_Task to complete_
Wherever the word "this" appears in the entries, copy the whole line.

** start Provided material **

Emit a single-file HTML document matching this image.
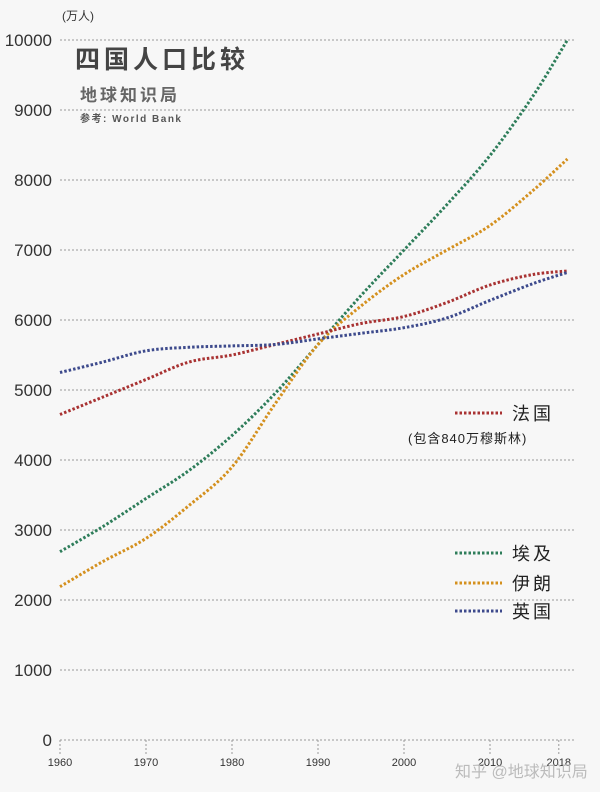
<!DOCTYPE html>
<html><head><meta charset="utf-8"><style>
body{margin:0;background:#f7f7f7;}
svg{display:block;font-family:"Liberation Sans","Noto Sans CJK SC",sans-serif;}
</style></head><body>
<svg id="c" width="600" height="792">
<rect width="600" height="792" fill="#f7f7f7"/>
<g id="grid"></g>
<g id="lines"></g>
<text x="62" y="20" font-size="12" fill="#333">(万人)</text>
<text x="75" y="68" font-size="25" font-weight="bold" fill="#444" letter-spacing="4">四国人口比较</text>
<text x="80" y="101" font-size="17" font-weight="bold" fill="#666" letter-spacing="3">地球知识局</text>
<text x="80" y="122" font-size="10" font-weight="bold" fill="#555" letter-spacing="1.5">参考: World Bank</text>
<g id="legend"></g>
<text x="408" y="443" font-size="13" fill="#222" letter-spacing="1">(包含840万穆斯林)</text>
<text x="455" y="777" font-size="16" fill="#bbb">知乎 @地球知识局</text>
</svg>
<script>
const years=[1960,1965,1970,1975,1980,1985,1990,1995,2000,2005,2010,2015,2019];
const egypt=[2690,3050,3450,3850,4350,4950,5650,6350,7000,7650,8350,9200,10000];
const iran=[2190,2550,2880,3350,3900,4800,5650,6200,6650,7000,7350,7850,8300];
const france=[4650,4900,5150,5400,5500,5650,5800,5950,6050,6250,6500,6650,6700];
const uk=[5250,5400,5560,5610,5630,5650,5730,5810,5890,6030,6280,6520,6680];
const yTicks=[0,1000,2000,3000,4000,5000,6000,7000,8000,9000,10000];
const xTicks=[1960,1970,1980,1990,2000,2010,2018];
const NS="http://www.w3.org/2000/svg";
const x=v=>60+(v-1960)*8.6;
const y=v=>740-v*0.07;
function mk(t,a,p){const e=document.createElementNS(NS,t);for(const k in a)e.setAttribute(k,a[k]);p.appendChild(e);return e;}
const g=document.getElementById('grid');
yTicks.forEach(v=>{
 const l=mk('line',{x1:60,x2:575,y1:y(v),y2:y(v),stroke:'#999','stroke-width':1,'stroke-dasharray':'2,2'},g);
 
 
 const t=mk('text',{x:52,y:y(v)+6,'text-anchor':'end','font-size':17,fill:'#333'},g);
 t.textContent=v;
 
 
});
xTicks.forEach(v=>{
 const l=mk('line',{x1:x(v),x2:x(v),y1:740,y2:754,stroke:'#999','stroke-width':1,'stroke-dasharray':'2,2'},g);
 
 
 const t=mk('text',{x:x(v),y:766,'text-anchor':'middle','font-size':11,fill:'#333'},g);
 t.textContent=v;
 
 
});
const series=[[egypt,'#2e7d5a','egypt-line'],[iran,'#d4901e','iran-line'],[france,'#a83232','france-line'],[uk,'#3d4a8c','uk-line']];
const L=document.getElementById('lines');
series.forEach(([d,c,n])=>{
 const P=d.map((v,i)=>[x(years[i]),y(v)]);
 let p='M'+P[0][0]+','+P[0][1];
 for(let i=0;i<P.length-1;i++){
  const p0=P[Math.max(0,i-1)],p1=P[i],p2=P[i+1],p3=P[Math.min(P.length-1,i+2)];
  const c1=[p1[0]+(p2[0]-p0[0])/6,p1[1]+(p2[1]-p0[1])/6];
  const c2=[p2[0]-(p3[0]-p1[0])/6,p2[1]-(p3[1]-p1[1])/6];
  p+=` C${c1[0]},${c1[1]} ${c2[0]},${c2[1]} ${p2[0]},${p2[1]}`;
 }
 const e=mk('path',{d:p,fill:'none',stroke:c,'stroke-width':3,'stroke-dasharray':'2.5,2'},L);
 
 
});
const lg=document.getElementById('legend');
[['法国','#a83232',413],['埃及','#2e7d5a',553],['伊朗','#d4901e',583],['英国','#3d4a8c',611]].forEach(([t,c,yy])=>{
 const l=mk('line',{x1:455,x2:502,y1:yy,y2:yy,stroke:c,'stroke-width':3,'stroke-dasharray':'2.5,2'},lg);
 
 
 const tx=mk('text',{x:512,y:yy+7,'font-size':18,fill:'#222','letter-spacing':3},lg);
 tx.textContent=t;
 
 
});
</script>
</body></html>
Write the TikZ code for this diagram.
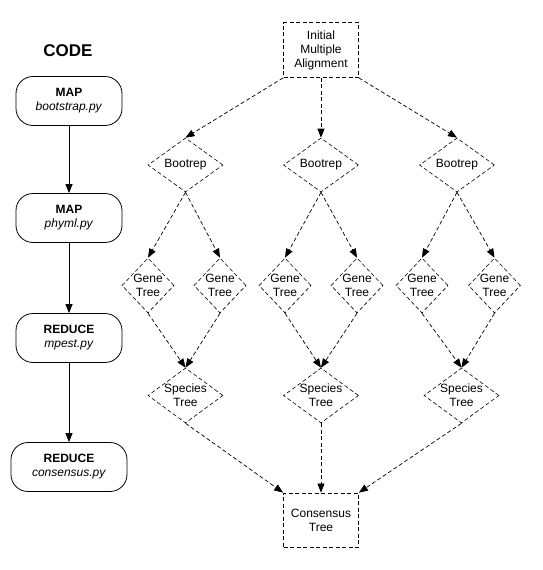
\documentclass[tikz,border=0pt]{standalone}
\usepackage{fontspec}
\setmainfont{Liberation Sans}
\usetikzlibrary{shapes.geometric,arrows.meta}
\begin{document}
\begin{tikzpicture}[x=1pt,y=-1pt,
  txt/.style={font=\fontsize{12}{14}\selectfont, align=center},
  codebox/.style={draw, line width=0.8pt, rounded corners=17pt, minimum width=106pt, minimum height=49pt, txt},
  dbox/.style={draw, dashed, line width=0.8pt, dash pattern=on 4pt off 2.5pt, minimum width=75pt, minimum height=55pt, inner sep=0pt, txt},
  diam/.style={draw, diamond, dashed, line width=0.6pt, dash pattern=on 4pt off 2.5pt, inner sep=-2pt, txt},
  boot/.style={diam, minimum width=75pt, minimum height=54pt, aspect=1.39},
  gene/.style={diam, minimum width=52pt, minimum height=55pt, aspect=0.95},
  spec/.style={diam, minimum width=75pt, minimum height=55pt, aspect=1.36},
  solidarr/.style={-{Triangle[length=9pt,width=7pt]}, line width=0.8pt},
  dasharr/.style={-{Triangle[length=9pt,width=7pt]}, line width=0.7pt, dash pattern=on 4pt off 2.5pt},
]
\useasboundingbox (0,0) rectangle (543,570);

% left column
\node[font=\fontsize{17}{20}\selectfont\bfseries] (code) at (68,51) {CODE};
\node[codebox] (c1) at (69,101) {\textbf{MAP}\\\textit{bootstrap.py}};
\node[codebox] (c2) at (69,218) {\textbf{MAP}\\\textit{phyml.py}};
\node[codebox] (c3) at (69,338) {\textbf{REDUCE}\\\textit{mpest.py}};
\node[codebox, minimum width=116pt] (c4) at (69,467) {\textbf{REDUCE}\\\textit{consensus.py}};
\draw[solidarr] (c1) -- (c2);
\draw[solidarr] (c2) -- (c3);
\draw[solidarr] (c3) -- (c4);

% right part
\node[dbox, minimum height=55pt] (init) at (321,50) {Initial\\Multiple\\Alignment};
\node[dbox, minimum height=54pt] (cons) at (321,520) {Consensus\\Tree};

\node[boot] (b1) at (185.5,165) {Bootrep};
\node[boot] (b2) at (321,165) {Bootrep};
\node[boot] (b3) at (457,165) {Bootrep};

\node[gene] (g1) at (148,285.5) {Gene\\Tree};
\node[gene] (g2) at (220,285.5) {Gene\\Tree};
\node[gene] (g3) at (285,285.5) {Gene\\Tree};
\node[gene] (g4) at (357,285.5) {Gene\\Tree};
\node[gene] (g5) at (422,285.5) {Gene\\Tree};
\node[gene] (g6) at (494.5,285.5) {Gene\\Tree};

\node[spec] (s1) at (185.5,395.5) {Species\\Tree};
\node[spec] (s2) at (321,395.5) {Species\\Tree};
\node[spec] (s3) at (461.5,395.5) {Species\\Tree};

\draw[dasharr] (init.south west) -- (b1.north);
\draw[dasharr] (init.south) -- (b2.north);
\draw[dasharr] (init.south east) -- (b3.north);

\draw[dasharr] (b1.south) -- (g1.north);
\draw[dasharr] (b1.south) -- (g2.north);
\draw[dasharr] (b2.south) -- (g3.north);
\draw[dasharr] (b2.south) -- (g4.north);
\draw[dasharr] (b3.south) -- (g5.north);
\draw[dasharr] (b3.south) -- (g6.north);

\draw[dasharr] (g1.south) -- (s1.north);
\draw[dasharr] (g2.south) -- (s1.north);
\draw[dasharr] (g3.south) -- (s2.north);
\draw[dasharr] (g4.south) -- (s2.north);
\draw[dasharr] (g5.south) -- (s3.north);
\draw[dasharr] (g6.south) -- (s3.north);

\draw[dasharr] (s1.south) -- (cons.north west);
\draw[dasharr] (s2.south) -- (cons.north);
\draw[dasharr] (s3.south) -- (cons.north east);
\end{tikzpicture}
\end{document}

** end Provided material **

_Written answer_
Emit a single-file HTML document matching this image.
Write the TikZ code for this diagram.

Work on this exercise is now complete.